レーガン氏が大統領になった1981年頃、ナンシーさんの回顧録が日本でも出版されました。ナンシーさんはレーガン氏と知り合う前はMGMの映画女優として活動していたので、私もナンシーさんの本を読みましたが、私の興味は女優時代に限られており、政治に関する部分は全く手をつけておりません。
MGM時代には本名のナンシー・デイビスを名乗っていました。
さて皆さん、ここで白黒映画の写真を見てください。
一番上が
ゲイリー・クーパー(ハリウッドを代表する大スター)
次がナンシーさん
ヴァン・ジョンソン(1940年代若手No.1スター)
ジーン・ケリー(ミュージカル映画大スター)
ジャネット・リー(MGM売り出しの若手美人スター)
と続きます。
ナンシーさんがいかに大スターだったかを物語る写真じゃありませんか?
というのは嘘です。
実はMGM映画が契約していた多くのスターを出演させた、いわゆるオール・スター・キャスト作品のひとこまで、アルファベット順て訳ですな。よってこの映画「It's a Big County」のポスター(写真下左)の方をご覧いただくと、ナンシーさん小さい文字で下から2番目。スターでなく助演格でクレジットされております。
回顧録によると舞台でほどほどの成功をおさめたナンシーさん、MGMに映画女優として契約までこぎつけられたのは「知人の名優スペンサー・トレイシーの力があったから」とか。
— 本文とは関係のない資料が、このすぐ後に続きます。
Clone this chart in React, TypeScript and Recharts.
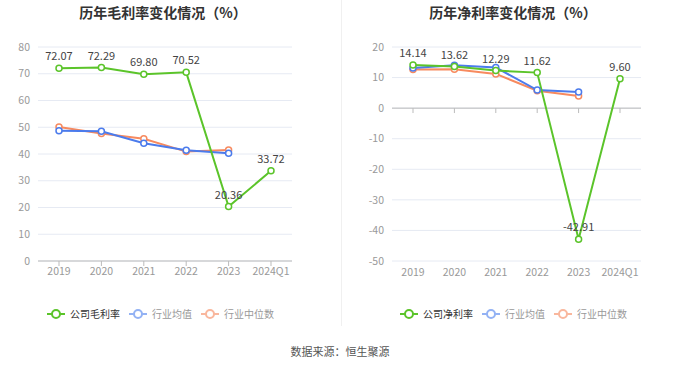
import React from 'react';
import { LineChart, Line, XAxis, YAxis, CartesianGrid, ReferenceLine, LabelList } from 'recharts';

const years = ['2019', '2020', '2021', '2022', '2023', '2024Q1'];

const grossCompany = [72.07, 72.29, 69.8, 70.52, 20.36, 33.72];
const grossIndustryAvg = [48.7, 48.5, 44.0, 41.4, 40.3, null];
const grossIndustryMedian = [50.1, 47.7, 45.7, 40.9, 41.5, null];
const grossTicks = [0, 10, 20, 30, 40, 50, 60, 70, 80];

const netCompany = [14.14, 13.62, 12.29, 11.62, -42.91, 9.6];
const netIndustryAvg = [13.1, 14.0, 13.3, 5.9, 5.3, null];
const netIndustryMedian = [12.6, 12.7, 11.2, 5.7, 4.0, null];
const netTicks = [-50, -40, -30, -20, -10, 0, 10, 20];

const GREEN = '#5bc42a';
const BLUE = '#4b7bec';
const ORANGE = '#f78a5f';
const FONT = '"Noto Sans CJK SC", "Noto Sans", sans-serif';

const toRows = (c: (number | null)[], a: (number | null)[], m: (number | null)[]) =>
  years.map((year, i) => ({ year, company: c[i], avg: a[i], median: m[i] }));

const grossData = toRows(grossCompany, grossIndustryAvg, grossIndustryMedian);
const netData = toRows(netCompany, netIndustryAvg, netIndustryMedian);

function LegendIcon({ color }: { color: string }) {
  return (
    <svg width={18} height={10} style={{ marginRight: 5 }}>
      <line x1={0} y1={5} x2={18} y2={5} stroke={color} strokeWidth={2} />
      <circle cx={9} cy={5} r={4} fill="#fff" stroke={color} strokeWidth={2} />
    </svg>
  );
}

function ChartLegend({ first, left }: { first: string; left: number }) {
  const items = [
    { name: first, icon: GREEN, text: '#333' },
    { name: '行业均值', icon: '#93b2f4', text: '#999' },
    { name: '行业中位数', icon: '#f9b79d', text: '#999' },
  ];
  return (
    <div
      style={{
        position: 'absolute',
        top: 306,
        left,
        width: 340,
        display: 'flex',
        justifyContent: 'center',
        alignItems: 'center',
        fontSize: 10,
      }}
    >
      {items.map((it) => (
        <div key={it.name} style={{ display: 'flex', alignItems: 'center', marginRight: 9, color: it.text }}>
          <LegendIcon color={it.icon} />
          {it.name}
        </div>
      ))}
    </div>
  );
}

const tickStyle = { fill: '#999', fontSize: 10.5 };
const fmt = (v: any) => (typeof v === 'number' ? v.toFixed(2) : v);

export default function App() {
  return (
    <div
      style={{
        position: 'absolute',
        left: 0,
        top: 0,
        width: 680,
        height: 367,
        background: '#fff',
        fontFamily: FONT,
      }}
    >
      <div style={{ position: 'absolute', top: 2, left: 0, width: 326, textAlign: 'center', fontSize: 14, fontWeight: 'bold', color: '#333' }}>
        历年毛利率变化情况（%）
      </div>
      <div style={{ position: 'absolute', top: 2, left: 340, width: 346, textAlign: 'center', fontSize: 14, fontWeight: 'bold', color: '#333' }}>
        历年净利率变化情况（%）
      </div>

      <div style={{ position: 'absolute', left: 0, top: 0 }}>
        <LineChart width={340} height={292} data={grossData} margin={{ top: 47, right: 48, bottom: 0, left: 0 }}>
          <CartesianGrid vertical={false} stroke="#e6eaf3" />
          <XAxis
            dataKey="year"
            tick={tickStyle}
            stroke="#bbb"
            tickSize={5}
            interval={0}
            height={31}
            padding={{ left: 21, right: 21 }}
          />
          <YAxis
            domain={[0, 80]}
            ticks={grossTicks}
            width={38}
            tick={tickStyle}
            axisLine={false}
            tickLine={false}
          />
          <Line dataKey="median" stroke={ORANGE} strokeWidth={2} dot={{ r: 3, fill: '#fff', strokeWidth: 1.5 }} isAnimationActive={false} />
          <Line dataKey="avg" stroke={BLUE} strokeWidth={2} dot={{ r: 3, fill: '#fff', strokeWidth: 1.5 }} isAnimationActive={false} />
          <Line dataKey="company" stroke={GREEN} strokeWidth={2} dot={{ r: 3, fill: '#fff', strokeWidth: 1.5 }} isAnimationActive={false}>
            <LabelList dataKey="company" position="top" offset={8} formatter={fmt} style={{ fill: '#444', fontSize: 11 }} />
          </Line>
        </LineChart>
      </div>

      <div style={{ position: 'absolute', left: 340, top: 0 }}>
        <LineChart width={340} height={292} data={netData} margin={{ top: 47, right: 39, bottom: 0, left: 0 }}>
          <CartesianGrid vertical={false} stroke="#e6eaf3" />
          <XAxis
            dataKey="year"
            tick={tickStyle}
            axisLine={false}
            tickLine={false}
            interval={0}
            height={31}
            padding={{ left: 21, right: 21 }}
          />
          <YAxis
            domain={[-50, 20]}
            ticks={netTicks}
            width={52}
            tick={tickStyle}
            axisLine={false}
            tickLine={false}
          />
          <ReferenceLine y={0} stroke="#bbb" />
          {years.map((y) => (
            <ReferenceLine key={y} segment={[{ x: y, y: 0 }, { x: y, y: -1.6 }]} stroke="#bbb" />
          ))}
          <Line dataKey="median" stroke={ORANGE} strokeWidth={2} dot={{ r: 3, fill: '#fff', strokeWidth: 1.5 }} isAnimationActive={false} />
          <Line dataKey="avg" stroke={BLUE} strokeWidth={2} dot={{ r: 3, fill: '#fff', strokeWidth: 1.5 }} isAnimationActive={false} />
          <Line dataKey="company" stroke={GREEN} strokeWidth={2} dot={{ r: 3, fill: '#fff', strokeWidth: 1.5 }} isAnimationActive={false}>
            <LabelList dataKey="company" position="top" offset={8} formatter={fmt} style={{ fill: '#444', fontSize: 11 }} />
          </Line>
        </LineChart>
      </div>

      <div style={{ position: 'absolute', left: 341, top: 0, width: 1, height: 326, background: '#f0f0f0' }} />

      <ChartLegend first="公司毛利率" left={-5} />
      <ChartLegend first="公司净利率" left={348} />

      <div style={{ position: 'absolute', top: 343, left: 0, width: 680, textAlign: 'center', fontSize: 11, color: '#555' }}>
        数据来源：恒生聚源
      </div>
    </div>
  );
}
女優の楽屋では、エヴァ・ガードナーやエリザベス・テイラーのこの世の物とは思えぬ美しさに圧倒され、早くに「自分のいるべき場所ではない」と悟ったとか。
MGM撮影所では「雨に唄えば」で悪声の女優リナ・ラモント役を演じたジーン・ヘイゲンと親しかった、とあります。
私はナンシーさんがMGMで出演した作品では、先の「It's a Big County」と「Talk About a Stranger」しか観ておりません。「Talk About a Stranger」でナンシーさんは、先日渋谷シネマ・ヴェーラで上映された「踊るニュウヨーク」のタップダンサー、ジョージ・マーフィと共演。マーフィも後に政治家になりました。
ナンシーさん、美人なのに華やかさがないので、学校の先生やお母さんなどの平凡な役柄に限定されてしまい、映画女優として伸び悩みました。
そんなナンシーさんが同じく映画俳優としてくすぶっていたロナルド・レーガン氏と知り合い、すぐに結婚したのは自然な流れ。
ナンシーさんは、レーガン氏と共演した戦争映画「Hellcats of the Navy」を最後に女優を引退しました。
私が学生時代に読んだ回顧録は、現役ファースト・レディ時代に出版された、いかにもお行儀の良い内容のもので刺激の足りないものでした。実はフランク・シナトラの評伝を書いたキティ・ケリー女史によるナンシーさんの凄い評伝があるそうで、ナンシーさん追悼のこのタイミングに日本の何処かの出版社から発売されないものですかね?
ナンシー・レーガンさんのご冥福をお祈りいたします。